Your instructions>
Copy the records below exactly, omitting any pictures they contain.

>> START Provided material

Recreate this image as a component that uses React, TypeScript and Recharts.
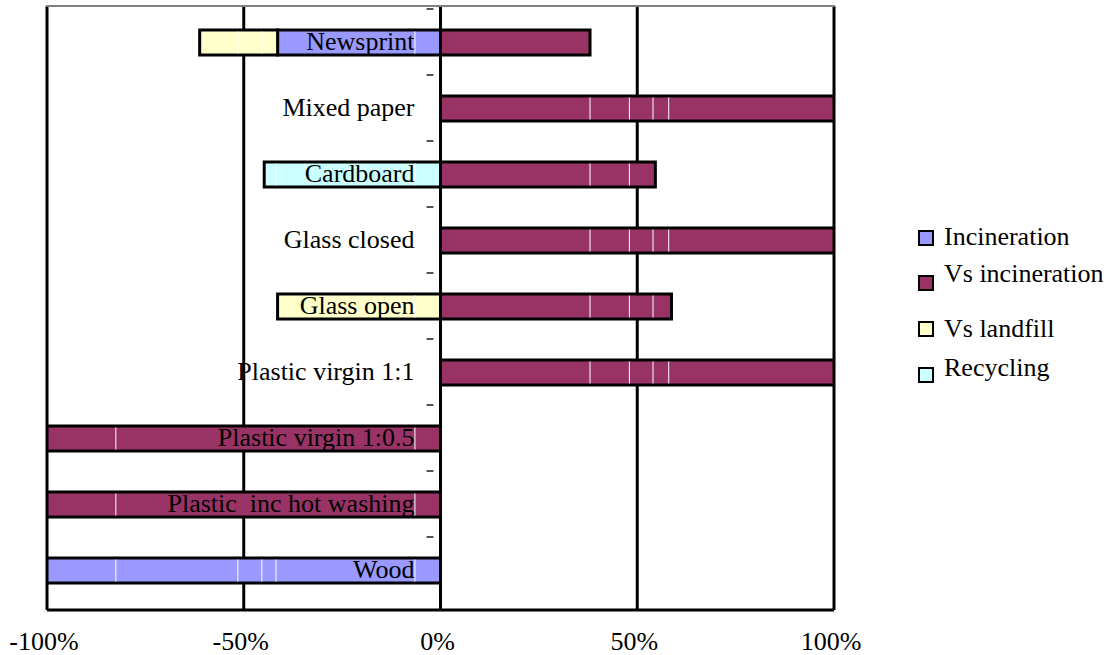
import React from "react";
import { BarChart, Bar, XAxis, YAxis, CartesianGrid, Legend } from "recharts";

// ---- data (percent) ----
const categories = [
  "Newsprint",
  "Mixed paper",
  "Cardboard",
  "Glass closed",
  "Glass open",
  "Plastic virgin 1:1",
  "Plastic virgin 1:0.5",
  "Plastic  inc hot washing",
  "Wood",
];
const incineration = [-41.4, null, null, null, null, null, null, null, -100];
const vsIncineration = [38, 100, 54.6, 100, 58.7, 100, -100, -100, null];
const vsLandfill = [-19.8, null, null, null, -41.4, null, null, null, null];
const recycling = [null, null, -44.8, null, null, null, null, null, null];

// boundaries between the inner sub-segments of each bar (percent)
const segmentBreaks = [
  [-51.5, -45.4, -6.5],
  [38, 48, 54, 58],
  [-41.8, -6.5, 38, 48, 54],
  [38, 48, 54, 58],
  [-6.5, 38, 48, 54],
  [38, 48, 54, 58],
  [-82.5, -6.5],
  [-82.5, -6.5],
  [-82.5, -51.5, -45.4, -41.8, -6.5],
];

const xTicks = [-100, -50, 0, 50, 100];

const seriesNames = ["Incineration", "Vs incineration", "Vs landfill", "Recycling"];
const seriesColors = ["#9999FF", "#993366", "#FFFFCC", "#CCFFFF"];

const data = categories.map((name, i) => ({
  name,
  idx: i,
  Incineration: incineration[i],
  "Vs incineration": vsIncineration[i],
  "Vs landfill": vsLandfill[i],
  Recycling: recycling[i],
}));

// ---- layout ----
const FONT = "'Liberation Serif', 'Times New Roman', Times, serif";
const W = 1112;
const H = 655;
const M = { top: 6, right: 278, bottom: 0, left: 46 };
const X_AXIS_H = 45;
const PLOT_LEFT = M.left + 1;
const PLOT_W = W - PLOT_LEFT - M.right;
const ZERO_X = PLOT_LEFT + PLOT_W / 2;
const PAD_TOP = 3;
const PAD_BOTTOM = 7;
const BAND = (H - M.top - X_AXIS_H - PAD_TOP - PAD_BOTTOM) / categories.length;

const SegmentShape = (props: any) => {
  const { x, y, width, height, fill, value, payload } = props;
  if (x == null || !width || Math.abs(width) < 0.5) return null;
  const left = Math.min(x, x + width);
  const w = Math.abs(width);
  let lo = 0;
  let hi = 0;
  if (Array.isArray(value)) {
    lo = Math.min(value[0], value[1]);
    hi = Math.max(value[0], value[1]);
  } else {
    lo = Math.min(0, value);
    hi = Math.max(0, value);
  }
  const px = (v: number) => left + ((v - lo) / (hi - lo)) * w;
  const breaks = (segmentBreaks[payload.idx] || []).filter(
    (b) => b > lo + 0.6 && b < hi - 0.6
  );
  return (
    <g>
      <rect x={left} y={y} width={w} height={height} fill={fill} stroke="#000" strokeWidth={3} />
      {breaks.map((b, k) => (
        <line key={k} x1={px(b)} x2={px(b)} y1={y + 1.5} y2={y + height - 1.5} stroke="#fff" strokeWidth={1} />
      ))}
    </g>
  );
};

const CategoryTick = (props: any) => {
  const { y, payload } = props;
  const by = y - BAND / 2;
  return (
    <g>
      <line x1={ZERO_X - 14} x2={ZERO_X - 7} y1={by} y2={by} stroke="#555" strokeWidth={2} />
      <text
        x={ZERO_X - 26}
        y={y + 8}
        textAnchor="end"
        fontFamily={FONT}
        fontSize={26}
        fill="#000"
        style={{ whiteSpace: "pre" }}
      >
        {payload.value}
      </text>
    </g>
  );
};

const ValueTick = (props: any) => {
  const { x, y, payload } = props;
  return (
    <text x={x - 3} y={y + 40} textAnchor="middle" fontFamily={FONT} fontSize={26} fill="#000">
      {`${payload.value}%`}
    </text>
  );
};

// legend item vertical placement (text centre, marker centre), relative to the legend box
const legendTextY = [37, 74, 129, 168];
const legendMarkerY = [38, 83, 129, 175];

const LegendContent = () => (
  <div style={{ position: "relative", width: 212, height: 200, fontFamily: FONT }}>
    {seriesNames.map((n, i) => (
      <React.Fragment key={n}>
        <div
          style={{
            position: "absolute",
            left: 18,
            top: legendMarkerY[i] - 8,
            width: 12,
            height: 12,
            background: seriesColors[i],
            border: "2px solid #000",
          }}
        />
        <div
          style={{
            position: "absolute",
            left: 44,
            top: legendTextY[i] - 15,
            height: 30,
            lineHeight: "30px",
            fontSize: 26,
            fontFamily: FONT,
            color: "#000",
            whiteSpace: "nowrap",
          }}
        >
          {n}
        </div>
      </React.Fragment>
    ))}
  </div>
);

export default function App() {
  return (
    <div style={{ position: "absolute", left: 0, top: 0, width: W, height: H, background: "#fff", fontFamily: FONT }}>
      <BarChart
        width={W}
        height={H}
        data={data}
        layout="vertical"
        stackOffset="sign"
        margin={M}
        barSize={25}
      >
        <CartesianGrid vertical={true} horizontal={false} stroke="#000" strokeWidth={3} />
        <XAxis
          type="number"
          domain={[-100, 100]}
          ticks={xTicks}
          allowDataOverflow
          height={X_AXIS_H}
          axisLine={{ stroke: "#000", strokeWidth: 3 }}
          tickLine={false}
          tickSize={0}
          tickMargin={0}
          tick={<ValueTick />}
        />
        {seriesNames.map((n, i) => (
          <Bar
            key={n}
            dataKey={n}
            stackId="s"
            fill={seriesColors[i]}
            isAnimationActive={false}
            shape={<SegmentShape />}
          />
        ))}
        <YAxis
          type="category"
          dataKey="name"
          width={1}
          padding={{ top: PAD_TOP, bottom: PAD_BOTTOM }}
          axisLine={false}
          tickLine={false}
          interval={0}
          tick={<CategoryTick />}
        />
        <Legend
          layout="vertical"
          align="center"
          verticalAlign="middle"
          wrapperStyle={{ left: 900, top: 200, width: 212, height: 200 }}
          content={<LegendContent />}
        />
      </BarChart>
      {/* top frame edge of the plot area */}
      <div
        style={{
          position: "absolute",
          left: PLOT_LEFT - 1,
          top: M.top - 1,
          width: PLOT_W + 2,
          height: 2,
          background: "#808080",
          pointerEvents: "none",
        }}
      />
    </div>
  );
}
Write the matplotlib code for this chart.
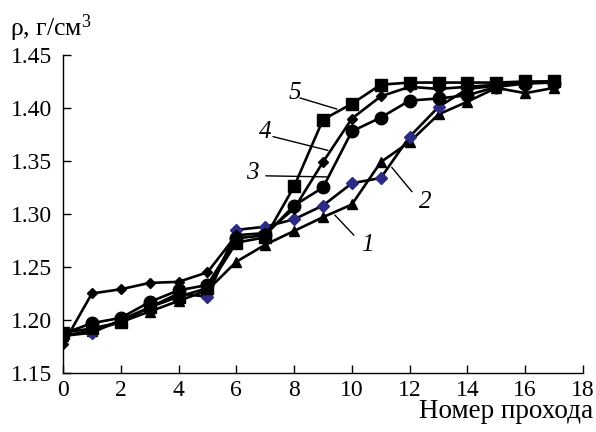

>> END Provided material

Solution to the problem>
Recreate this image as a component that uses React, TypeScript and Recharts.
import React from "react";
import { BarChart, Bar, XAxis, YAxis, CartesianGrid, Legend } from "recharts";

// ---- data (percent) ----
const categories = [
  "Newsprint",
  "Mixed paper",
  "Cardboard",
  "Glass closed",
  "Glass open",
  "Plastic virgin 1:1",
  "Plastic virgin 1:0.5",
  "Plastic  inc hot washing",
  "Wood",
];
const incineration = [-41.4, null, null, null, null, null, null, null, -100];
const vsIncineration = [38, 100, 54.6, 100, 58.7, 100, -100, -100, null];
const vsLandfill = [-19.8, null, null, null, -41.4, null, null, null, null];
const recycling = [null, null, -44.8, null, null, null, null, null, null];

// boundaries between the inner sub-segments of each bar (percent)
const segmentBreaks = [
  [-51.5, -45.4, -6.5],
  [38, 48, 54, 58],
  [-41.8, -6.5, 38, 48, 54],
  [38, 48, 54, 58],
  [-6.5, 38, 48, 54],
  [38, 48, 54, 58],
  [-82.5, -6.5],
  [-82.5, -6.5],
  [-82.5, -51.5, -45.4, -41.8, -6.5],
];

const xTicks = [-100, -50, 0, 50, 100];

const seriesNames = ["Incineration", "Vs incineration", "Vs landfill", "Recycling"];
const seriesColors = ["#9999FF", "#993366", "#FFFFCC", "#CCFFFF"];

const data = categories.map((name, i) => ({
  name,
  idx: i,
  Incineration: incineration[i],
  "Vs incineration": vsIncineration[i],
  "Vs landfill": vsLandfill[i],
  Recycling: recycling[i],
}));

// ---- layout ----
const FONT = "'Liberation Serif', 'Times New Roman', Times, serif";
const W = 1112;
const H = 655;
const M = { top: 6, right: 278, bottom: 0, left: 46 };
const X_AXIS_H = 45;
const PLOT_LEFT = M.left + 1;
const PLOT_W = W - PLOT_LEFT - M.right;
const ZERO_X = PLOT_LEFT + PLOT_W / 2;
const PAD_TOP = 3;
const PAD_BOTTOM = 7;
const BAND = (H - M.top - X_AXIS_H - PAD_TOP - PAD_BOTTOM) / categories.length;

const SegmentShape = (props: any) => {
  const { x, y, width, height, fill, value, payload } = props;
  if (x == null || !width || Math.abs(width) < 0.5) return null;
  const left = Math.min(x, x + width);
  const w = Math.abs(width);
  let lo = 0;
  let hi = 0;
  if (Array.isArray(value)) {
    lo = Math.min(value[0], value[1]);
    hi = Math.max(value[0], value[1]);
  } else {
    lo = Math.min(0, value);
    hi = Math.max(0, value);
  }
  const px = (v: number) => left + ((v - lo) / (hi - lo)) * w;
  const breaks = (segmentBreaks[payload.idx] || []).filter(
    (b) => b > lo + 0.6 && b < hi - 0.6
  );
  return (
    <g>
      <rect x={left} y={y} width={w} height={height} fill={fill} stroke="#000" strokeWidth={3} />
      {breaks.map((b, k) => (
        <line key={k} x1={px(b)} x2={px(b)} y1={y + 1.5} y2={y + height - 1.5} stroke="#fff" strokeWidth={1} />
      ))}
    </g>
  );
};

const CategoryTick = (props: any) => {
  const { y, payload } = props;
  const by = y - BAND / 2;
  return (
    <g>
      <line x1={ZERO_X - 14} x2={ZERO_X - 7} y1={by} y2={by} stroke="#555" strokeWidth={2} />
      <text
        x={ZERO_X - 26}
        y={y + 8}
        textAnchor="end"
        fontFamily={FONT}
        fontSize={26}
        fill="#000"
        style={{ whiteSpace: "pre" }}
      >
        {payload.value}
      </text>
    </g>
  );
};

const ValueTick = (props: any) => {
  const { x, y, payload } = props;
  return (
    <text x={x - 3} y={y + 40} textAnchor="middle" fontFamily={FONT} fontSize={26} fill="#000">
      {`${payload.value}%`}
    </text>
  );
};

// legend item vertical placement (text centre, marker centre), relative to the legend box
const legendTextY = [37, 74, 129, 168];
const legendMarkerY = [38, 83, 129, 175];

const LegendContent = () => (
  <div style={{ position: "relative", width: 212, height: 200, fontFamily: FONT }}>
    {seriesNames.map((n, i) => (
      <React.Fragment key={n}>
        <div
          style={{
            position: "absolute",
            left: 18,
            top: legendMarkerY[i] - 8,
            width: 12,
            height: 12,
            background: seriesColors[i],
            border: "2px solid #000",
          }}
        />
        <div
          style={{
            position: "absolute",
            left: 44,
            top: legendTextY[i] - 15,
            height: 30,
            lineHeight: "30px",
            fontSize: 26,
            fontFamily: FONT,
            color: "#000",
            whiteSpace: "nowrap",
          }}
        >
          {n}
        </div>
      </React.Fragment>
    ))}
  </div>
);

export default function App() {
  return (
    <div style={{ position: "absolute", left: 0, top: 0, width: W, height: H, background: "#fff", fontFamily: FONT }}>
      <BarChart
        width={W}
        height={H}
        data={data}
        layout="vertical"
        stackOffset="sign"
        margin={M}
        barSize={25}
      >
        <CartesianGrid vertical={true} horizontal={false} stroke="#000" strokeWidth={3} />
        <XAxis
          type="number"
          domain={[-100, 100]}
          ticks={xTicks}
          allowDataOverflow
          height={X_AXIS_H}
          axisLine={{ stroke: "#000", strokeWidth: 3 }}
          tickLine={false}
          tickSize={0}
          tickMargin={0}
          tick={<ValueTick />}
        />
        {seriesNames.map((n, i) => (
          <Bar
            key={n}
            dataKey={n}
            stackId="s"
            fill={seriesColors[i]}
            isAnimationActive={false}
            shape={<SegmentShape />}
          />
        ))}
        <YAxis
          type="category"
          dataKey="name"
          width={1}
          padding={{ top: PAD_TOP, bottom: PAD_BOTTOM }}
          axisLine={false}
          tickLine={false}
          interval={0}
          tick={<CategoryTick />}
        />
        <Legend
          layout="vertical"
          align="center"
          verticalAlign="middle"
          wrapperStyle={{ left: 900, top: 200, width: 212, height: 200 }}
          content={<LegendContent />}
        />
      </BarChart>
      {/* top frame edge of the plot area */}
      <div
        style={{
          position: "absolute",
          left: PLOT_LEFT - 1,
          top: M.top - 1,
          width: PLOT_W + 2,
          height: 2,
          background: "#808080",
          pointerEvents: "none",
        }}
      />
    </div>
  );
}
Write the matplotlib code for this chart.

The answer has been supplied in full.